Alcohol In The Stomach With Other Drugs

MolecularRxResearchers have recently studied how the presence of alcohol in the stomach can affect the absorption of other, prescription drugs. The study, published in Molecular Pharmaceutics, used simulated stomach fluids to measure different rates.

The speed at which a drug enters the body directly affects what happens afterwards. A drug that absorbs twice as fast will seem, to the body, as if a double dose were taken. In other circumstances, when a drug is absorbed quickly, a large portion of the dose comes by way of the stomach instead of the small intestine, as it would if absorption were delayed until after the stomach contents moved on.

The study simulated what happens when patients have been drinking alcohol on an empty stomach. Scientists compared a 5% level of alcohol in the stomach to a 20% level. The differences in absorption rates were measured for 22 different drugs, most of which are usually poorly absorbed.

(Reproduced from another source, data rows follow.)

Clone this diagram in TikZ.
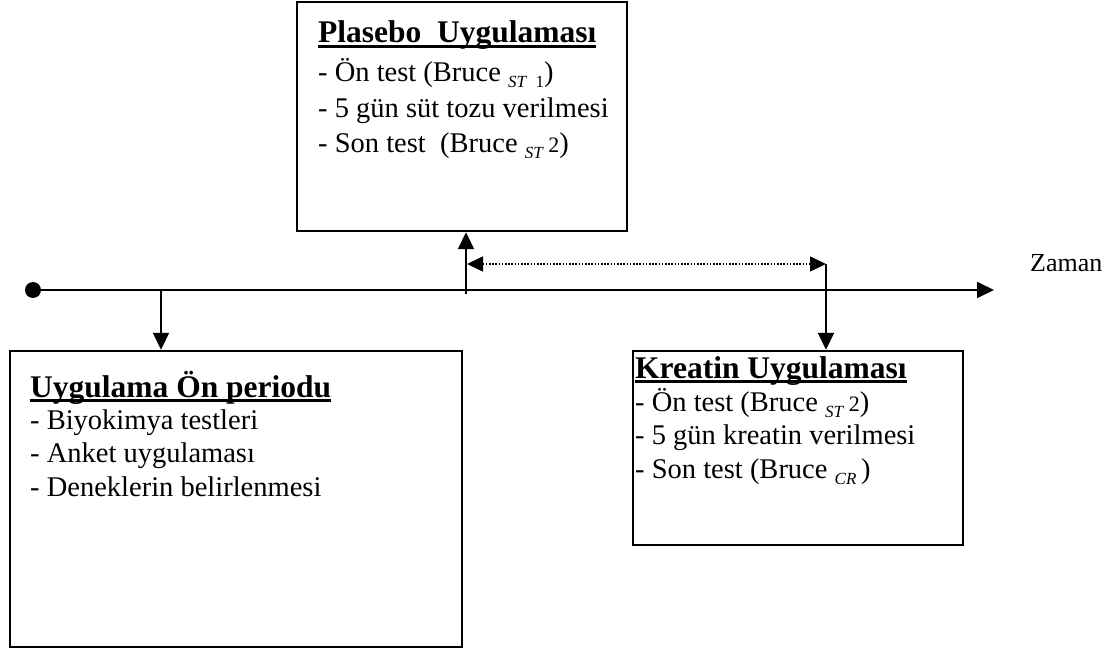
\documentclass[tikz,border=0pt]{standalone}
\usepackage{fontspec}
\setmainfont{Liberation Serif}
\usetikzlibrary{arrows.meta}
\newcommand\myul[1]{\setbox0\hbox{#1}\rlap{\rule[-5pt]{\wd0}{2.8pt}}\box0}
\newcommand\sbs[1]{\raisebox{-6pt}{\fontsize{17}{17}\selectfont #1}}
\newcommand\midsz[1]{{\fontsize{22}{22}\selectfont #1}}
\begin{document}
\begin{tikzpicture}[x=1pt,y=-1pt,
  box/.style={draw,line width=2.4pt,inner sep=0pt,minimum width=#1},
  txt/.style={anchor=base west,inner sep=0pt,font=\fontsize{28.5}{32}\selectfont},
  ttl/.style={txt,font=\fontsize{31.5}{34}\selectfont\bfseries},
  arr/.style={line width=1.8pt,-{Triangle[length=17pt,width=16pt]}},
  dotarr/.style={line width=1.6pt,dash pattern=on 1.6pt off 1.6pt,{Triangle[length=16pt,width=15pt]}-{Triangle[length=16pt,width=15pt]}}]
\useasboundingbox (0,0) rectangle (1114,652);
% boxes
\node[box=330pt,minimum height=229pt] (plasebo) at (462,116.5) {};
\node[box=452pt,minimum height=296pt] (pre) at (236,499) {};
\node[box=330pt,minimum height=194pt] (kreatin) at (798,448) {};
% timeline
\node[circle,fill,inner sep=0pt,minimum size=16pt] (start) at (33,290) {};
\coordinate (end) at (994,290);
\draw[arr] (start.center) -- (end);
\node[anchor=base west,inner sep=0pt,font=\fontsize{26}{30}\selectfont] (zaman) at (1030,272) {Zaman};
% arrows
\coordinate (t1) at (161,290);
\draw[arr] (t1) -- (t1 |- pre.north);
\coordinate (t2) at (466,294);
\draw[arr] (t2) -- (t2 |- plasebo.south);
\coordinate (t3) at (826,264);
\coordinate (d1) at (467,264);
\draw[arr] (t3) -- (t3 |- kreatin.north);
\draw[dotarr] (d1) -- (t3);
% plasebo text
\node[ttl] (p0) at (318,43) {\myul{Plasebo\ \ Uygulaması}};
\node[txt] (p1) at (318,82) {- Ön test (Bruce \sbs{\textit{ST}\ \ 1})};
\node[txt] (p2) at (318,118) {- 5 gün süt tozu verilmesi};
\node[txt] (p3) at (318,153) {- Son test\ \ (Bruce \sbs{\textit{ST}}\,\midsz{2})};
% pre text
\node[ttl] (u0) at (30,397) {\myul{Uygulama Ön periodu}};
\node[txt] (u1) at (30,429) {- Biyokimya testleri};
\node[txt] (u2) at (30,462) {- Anket uygulaması};
\node[txt] (u3) at (30,496) {- Deneklerin belirlenmesi};
% kreatin text
\node[ttl] (k0) at (635,378) {\myul{Kreatin Uygulaması}};
\node[txt] (k1) at (635,411) {- Ön test (Bruce \sbs{\textit{ST}}\,\midsz{2})};
\node[txt] (k2) at (635,444) {- 5 gün kreatin verilmesi};
\node[txt] (k3) at (635,478) {- Son test (Bruce \sbs{\textit{CR}}\,)};
\end{tikzpicture}
\end{document}
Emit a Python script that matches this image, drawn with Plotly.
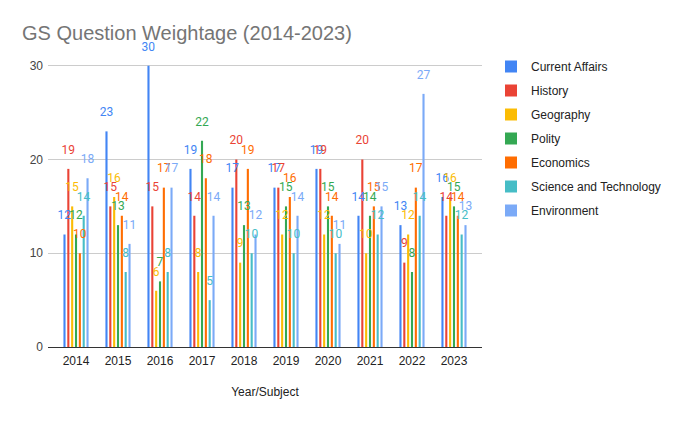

How well a drug is absorbed is one factor in determining how much of the drug to put in a pill. If you know only half will be taken up by the body, to get the effect you want, you might put double the amount in a pill. If alcohol changes this profile, what might have been a reasonable dose could be an overdose.

One final factor, not directly studied, is that alcohol competes with some drugs for metabolic pathways – in those drugs, the amount of alcohol presented to the liver is the deciding issue, not how much is in the stomach.

With all these complexities in mind, researchers teased out some parameters that pharmacologists can take into consideration. Both acidic and basic drugs dissolved better at the higher level of alcohol. Better dissolution directly leads to higher absorption.

Drugs that have a tight dosing range and which show this property could have serious consequences if taken along with alcohol (and without food). One in particular is warfarin, a strong anti-coagulant where overdose can mean internal bleeding and death.